Achieving this ambition requires a range of actors and components working together to deliver collective impact in circular food systems. Such impact can only be achieved through a network of communities of practice, composed of individuals, organizations, and institutions who advance a common agenda by learning together, aligning, and coordinating their actions to effect systemic change.

The stakeholder engagement preceding the workshop, along with the co-creation exercises, have defined the current structure and key pillars of the ACE4Food Initiative, recognizing this as an ongoing co-creation and engagement process. The proposed five key pillars and levers address the identified challenges and aim to transition from the current state to the desired future state.

The goal of ACE4Food is to establish an expedited, integrated, and coordinated systems approach to food circularity in East Africa, with potential scalability to other regions on the continent. The core thematic areas include circular economy system leadership and design, food loss and waste, productive use of waste, regenerative agriculture, and the food-energy nexus.

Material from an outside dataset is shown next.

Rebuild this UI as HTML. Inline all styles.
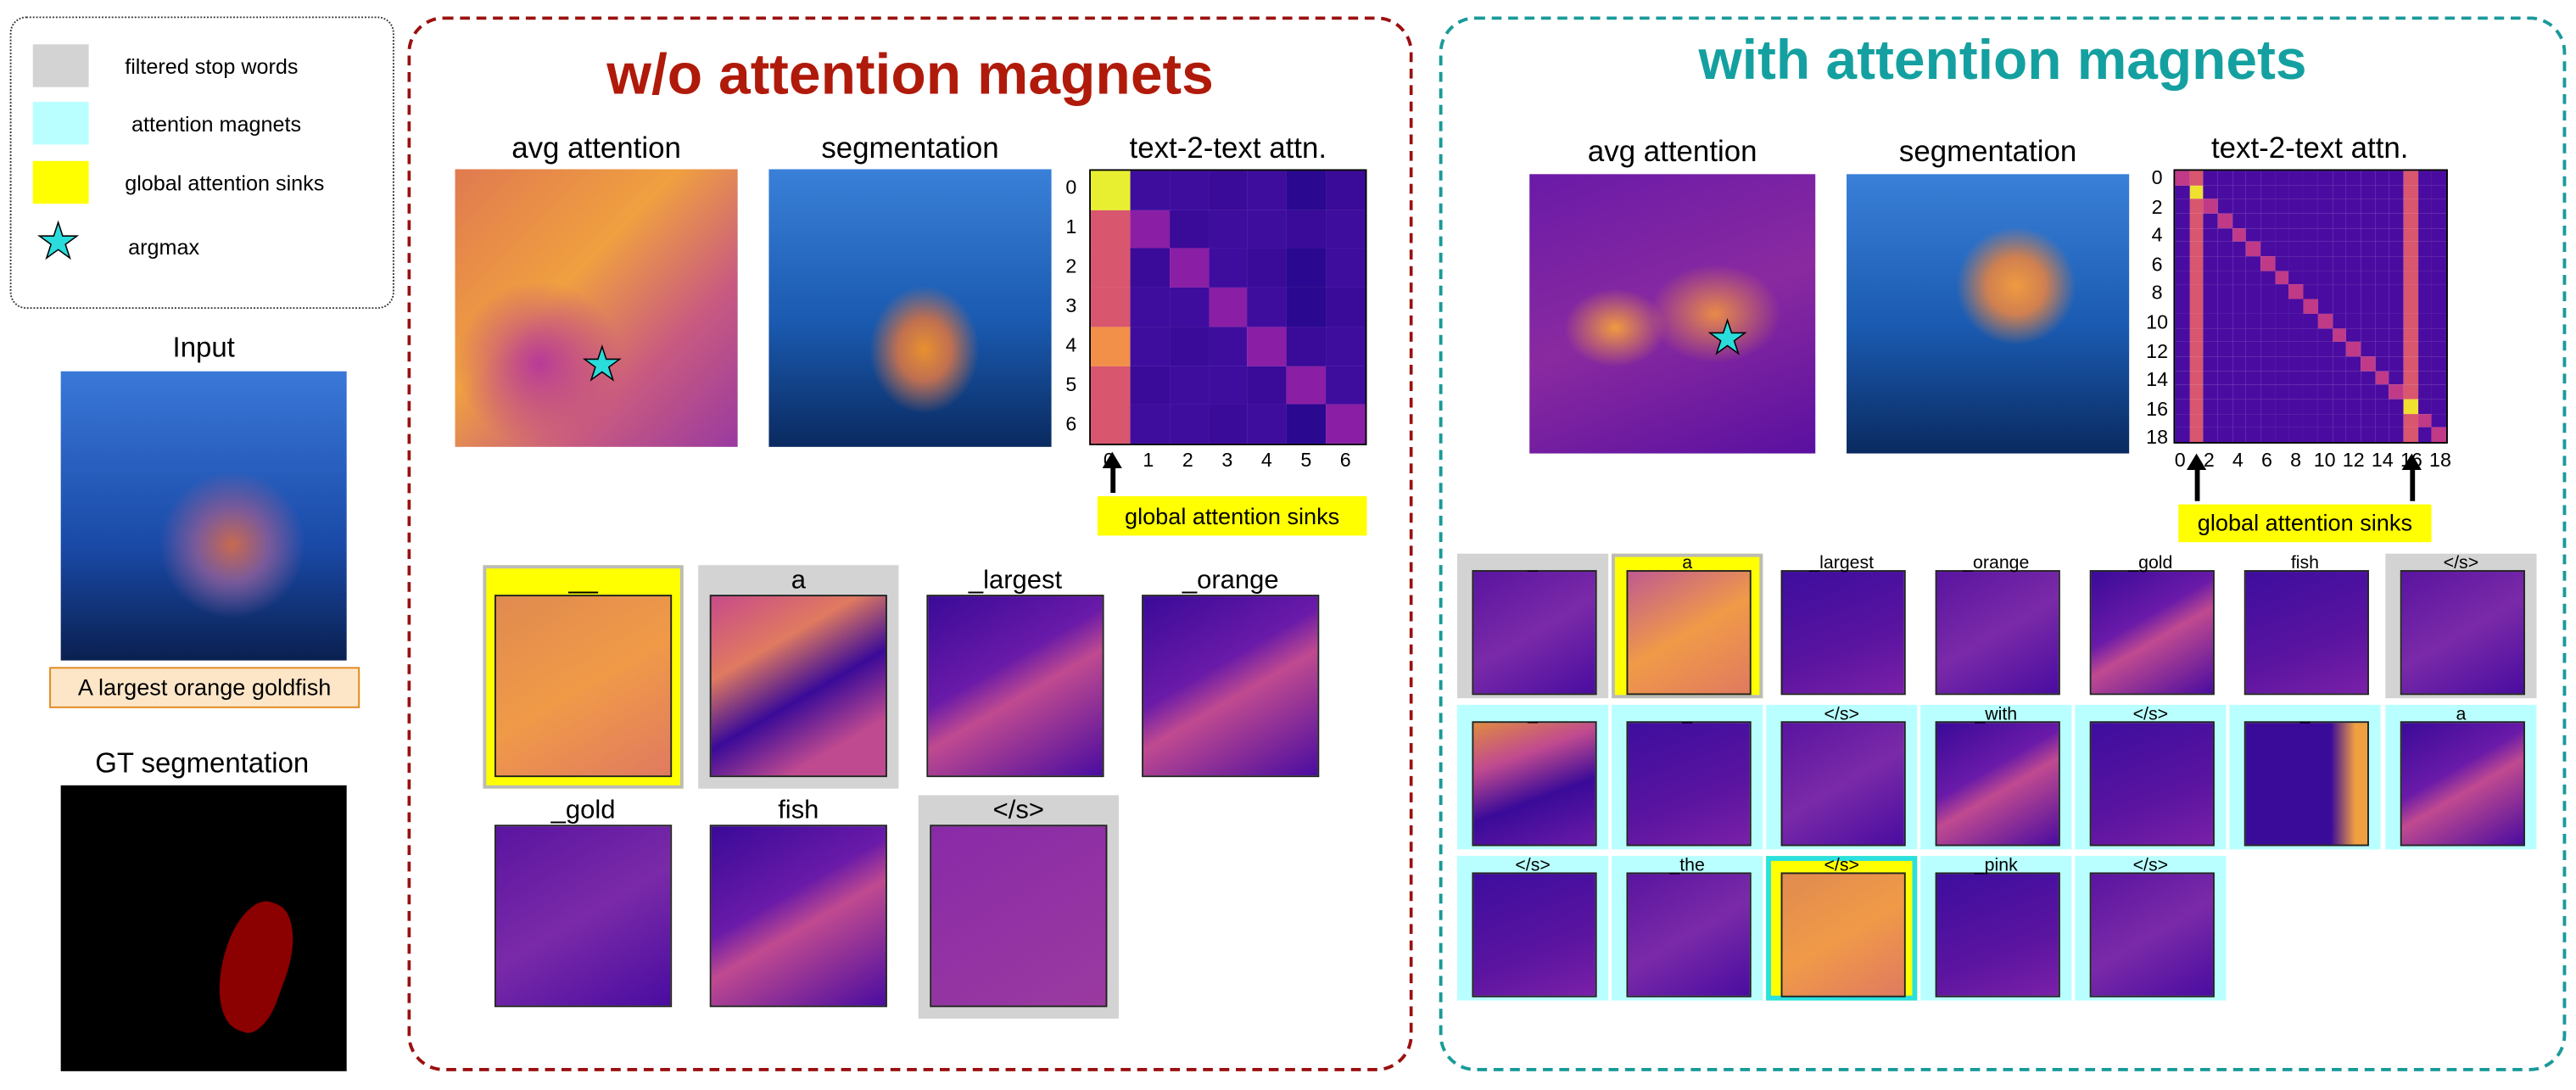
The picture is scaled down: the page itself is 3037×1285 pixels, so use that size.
<!DOCTYPE html>
<html><head><meta charset="utf-8"><style>
body{margin:0;background:#fff;width:3037px;height:1285px;overflow:hidden}
#w{position:absolute;left:0;top:0;width:1568px;height:663px;transform:scale(1.93686);transform-origin:0 0;font-family:"Liberation Sans",sans-serif}
.a{position:absolute}
.t{position:absolute;text-align:center;color:#000}
.hm{position:absolute;border:1px solid #222;box-sizing:border-box}
</style></head><body><div id="w">
<div class="a" style="left:6px;top:10px;width:232px;height:176px;border:1.5px dotted #333;border-radius:10px"></div>
<div class="a" style="left:20px;top:27px;width:34px;height:26px;background:#d3d3d3"></div>
<div class="a" style="left:20px;top:62px;width:34px;height:26px;background:#b9ffff"></div>
<div class="a" style="left:20px;top:98px;width:34px;height:26px;background:#ffff00"></div>
<div class="t" style="left:22px;top:133px;font-size:30px;color:#2bdcdc;-webkit-text-stroke:0.8px #000;line-height:30px">★</div>
<div class="a" style="left:76px;top:33px;font-size:13px">filtered stop words</div>
<div class="a" style="left:80px;top:68px;font-size:13px">attention magnets</div>
<div class="a" style="left:76px;top:104px;font-size:13px">global attention sinks</div>
<div class="a" style="left:78px;top:143px;font-size:13px">argmax</div>
<div class="t" style="left:37px;width:174px;top:202px;font-size:17px">Input</div>
<div class="a" style="left:37px;top:226px;width:174px;height:176px;background:radial-gradient(ellipse at 60% 60%,#c86a50 0,#7a5a9a 15%,transparent 30%),linear-gradient(180deg,#3a78d8,#1a4aa8 60%,#0a2050)"></div>
<div class="a" style="left:30px;top:406px;width:187px;height:23px;background:#fde6c8;border:1.5px solid #e08a20;font-size:14px;line-height:23px;text-align:center">A largest orange goldfish</div>
<div class="t" style="left:20px;width:206px;top:455px;font-size:17px">GT segmentation</div>
<div class="a" style="left:37px;top:478px;width:174px;height:174px;background:#000"></div>
<div class="a" style="left:135px;top:548px;width:40px;height:80px;background:#8b0000;border-radius:40% 50% 30% 60%;transform:rotate(20deg)"></div>
<div class="a" style="left:248px;top:10px;width:612px;height:642px;border:2px dashed #9b1010;border-radius:22px;box-sizing:border-box"></div>
<div class="t" style="left:248px;width:612px;top:26px;font-size:35px;font-weight:bold;color:#b01a0a">w/o attention magnets</div>
<div class="t" style="left:277px;width:172px;top:80px;font-size:18px">avg attention</div>
<div class="t" style="left:468px;width:172px;top:80px;font-size:18px">segmentation</div>
<div class="t" style="left:645px;width:205px;top:80px;font-size:18px">text-2-text attn.</div>
<div class="a" style="left:277px;top:103px;width:172px;height:169px;background:radial-gradient(ellipse at 30% 70%,#b83a98 0,transparent 30%),linear-gradient(135deg,#e07a50,#f0a040 40%,#c85a80 70%,#9a3aa0)"></div>
<div class="t" style="left:354px;top:208px;font-size:28px;color:#2bdcdc;-webkit-text-stroke:0.8px #000;line-height:28px">★</div>
<div class="a" style="left:468px;top:103px;width:172px;height:169px;background:radial-gradient(ellipse at 55% 65%,#e89030 0,#c07050 12%,transparent 25%),linear-gradient(180deg,#3a80d8,#1a5ab0 55%,#0a2a60)"></div>
<div id="m1" class="a" style="left:663px;top:103px;width:169px;height:168px;border:1px solid #000;box-sizing:border-box;display:grid;grid-template-columns:repeat(7,1fr)"></div>
<div class="a" style="left:668px;top:302px;width:164px;height:24px;background:#ffff00;font-size:14px;line-height:24px;text-align:center">global attention sinks</div>
<div class="a" style="left:876px;top:10px;width:686px;height:642px;border:2px dashed #1a9a9a;border-radius:22px;box-sizing:border-box"></div>
<div class="t" style="left:876px;width:686px;top:18px;font-size:34px;font-weight:bold;color:#14a0a0">with attention magnets</div>
<div class="t" style="left:931px;width:174px;top:82px;font-size:18px">avg attention</div>
<div class="t" style="left:1124px;width:172px;top:82px;font-size:18px">segmentation</div>
<div class="t" style="left:1296px;width:220px;top:80px;font-size:18px">text-2-text attn.</div>
<div class="a" style="left:931px;top:106px;width:174px;height:170px;background:radial-gradient(ellipse at 30% 55%,#f09a40 0,transparent 18%),radial-gradient(ellipse at 65% 50%,#e88a48 0,transparent 25%),linear-gradient(160deg,#6a1aa8,#8a2aa0 50%,#5a10a0)"></div>
<div class="t" style="left:1039px;top:192px;font-size:28px;color:#2bdcdc;-webkit-text-stroke:0.8px #000;line-height:28px">★</div>
<div class="a" style="left:1124px;top:106px;width:172px;height:170px;background:radial-gradient(ellipse at 60% 40%,#f09a40 0,#d08050 12%,transparent 25%),linear-gradient(180deg,#3a80d8,#1a5ab0 55%,#0a2a60)"></div>
<div id="m2" class="a" style="left:1323px;top:103px;width:167px;height:167px;border:1px solid #000;box-sizing:border-box;display:grid;grid-template-columns:repeat(19,1fr)"></div>
<div class="a" style="left:1326px;top:307px;width:154px;height:23px;background:#ffff00;font-size:14px;line-height:23px;text-align:center">global attention sinks</div>
<div id="extra"></div>
</div>
<script>
function cell(c){var d=document.createElement('div');d.style.background=c;return d}
var m1=document.getElementById('m1');
for(var r=0;r<7;r++)for(var c=0;c<7;c++){var col='#3e0d9e';if(c==0)col=['#e8ef30','#d8566e','#d8566e','#d8566e','#f2904a','#d8566e','#d8566e'][r];else if(r==c)col='#8a1fa6';else if((r+c)%3==0)col='#3a0a98';else if(c==5)col='#2a0890';m1.appendChild(cell(col))}
var m2=document.getElementById('m2');
for(var r=0;r<19;r++)for(var c=0;c<19;c++){var col='#4a0ca0';if(c==1||c==16){col=(r==1&&c==1)||(r==16&&c==16)?'#f0e030':'#d8566e'}else if(r==c)col='#c03a88';m2.appendChild(cell(col))}
var ex=document.getElementById('extra'),h='';
function T(x,y,w,s,t){h+='<div class="t" style="left:'+x+'px;top:'+y+'px;width:'+w+'px;font-size:'+s+'px">'+t+'</div>'}
for(var i=0;i<7;i++){T(645,103+i*24+4,14,12,i);T(663+i*24+5,273,14,12,i)}
for(var i=0;i<19;i+=2){T(1305,103+i*8.8-2,16,12,i);T(1323+i*8.8-4,273,16,12,i)}
function arr(x,y1,y2){h+='<div class="a" style="left:'+(x-1.5)+'px;top:'+(y1+8)+'px;width:3px;height:'+(y2-y1-8)+'px;background:#000"></div><div class="a" style="left:'+(x-6)+'px;top:'+y1+'px;width:0;height:0;border-left:6px solid transparent;border-right:6px solid transparent;border-bottom:10px solid #000"></div>'}
arr(677,275,300);arr(1337,276,305);arr(1468,276,305);
var P=['linear-gradient(150deg,#5a14a0,#7a2aa8 50%,#4a0ca0)','linear-gradient(150deg,#3a0a98,#6a1aa8 40%,#c04a90 55%,#4a0ca0)','linear-gradient(160deg,#3e0d9e,#5a14a0 60%,#7a20a8)'];
function tile(x,y,w,hh,bg,lab,img,fs,border,g){h+='<div class="a" style="left:'+x+'px;top:'+y+'px;width:'+w+'px;height:'+hh+'px;background:'+bg+';'+(border||'')+';box-sizing:border-box"></div>';
var ix=x+w*g[0],iw=w*g[1],iy=y+hh*g[2],ih=hh*g[3];
h+='<div class="hm" style="left:'+ix+'px;top:'+iy+'px;width:'+iw+'px;height:'+ih+'px;background:'+img+'"></div>';
T(x,y+hh*0.005,w,fs,lab)}
var orange='linear-gradient(150deg,#e08a50,#f09a48 50%,#e07a60)';
var lw=[[294,344,'#ffff00','__',orange,'border:2px solid #bbb'],[425,344,'#d3d3d3','a','linear-gradient(150deg,#c84a8a,#e07a60 30%,#3a0a98 55%,#c04a90 80%)'],[557,344,'#fff','_largest',P[1]],[688,344,'#fff','_orange',P[1]],[294,484,'#fff','_gold',P[0]],[425,484,'#fff','fish',P[1]],[559,484,'#d3d3d3','&lt;/s&gt;','linear-gradient(150deg,#8a2aa8,#9a3aa0)']];
lw.forEach(function(a){tile(a[0],a[1],122,136,a[2],a[3],a[4],16,a[5],[0.06,0.88,0.13,0.82])});
var cols=[887,981,1075,1169,1263,1357,1452],ry=[337,429,521];
var R=[[['#d3d3d3','_'],['#ffff00','a',orange.replace(/#e08a50/,'#c05a90'),'border:2px solid #bbb'],['#fff','_largest'],['#fff','_orange'],['#fff','_gold'],['#fff','fish'],['#d3d3d3','&lt;/s&gt;']],
[['#b9ffff','_','linear-gradient(160deg,#e08a40,#c04a90 30%,#3a0a98 60%,#6a1aa8)'],['#b9ffff','_'],['#b9ffff','&lt;/s&gt;'],['#b9ffff','_with'],['#b9ffff','&lt;/s&gt;'],['#b9ffff','_','linear-gradient(90deg,#3a0a98 70%,#f0a040 90%)'],['#b9ffff','a']],
[['#b9ffff','&lt;/s&gt;'],['#b9ffff','_the'],['#ffff00','&lt;/s&gt;',orange,'border:3px solid #2ae0e0'],['#b9ffff','_pink'],['#b9ffff','&lt;/s&gt;']]];
R.forEach(function(row,ri){row.forEach(function(a,ci){tile(cols[ci],ry[ri],92,88,a[0],a[1],a[2]||P[(ri+ci)%3],11,a[3],[0.1,0.82,0.11,0.87])})});
ex.innerHTML=h;
</script>
</body></html>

Within the workshop's co-creation process, participants also reflected on four levers of change—system leadership, policy and enabling environment, gender and social equity, and finance and markets—to achieve collective impact goals for people (improved livelihoods, food security and nutrition, jobs, increased productivity, incomes, and climate resilience), nature (biodiversity protection, water security), and climate (reduced greenhouse gas emissions).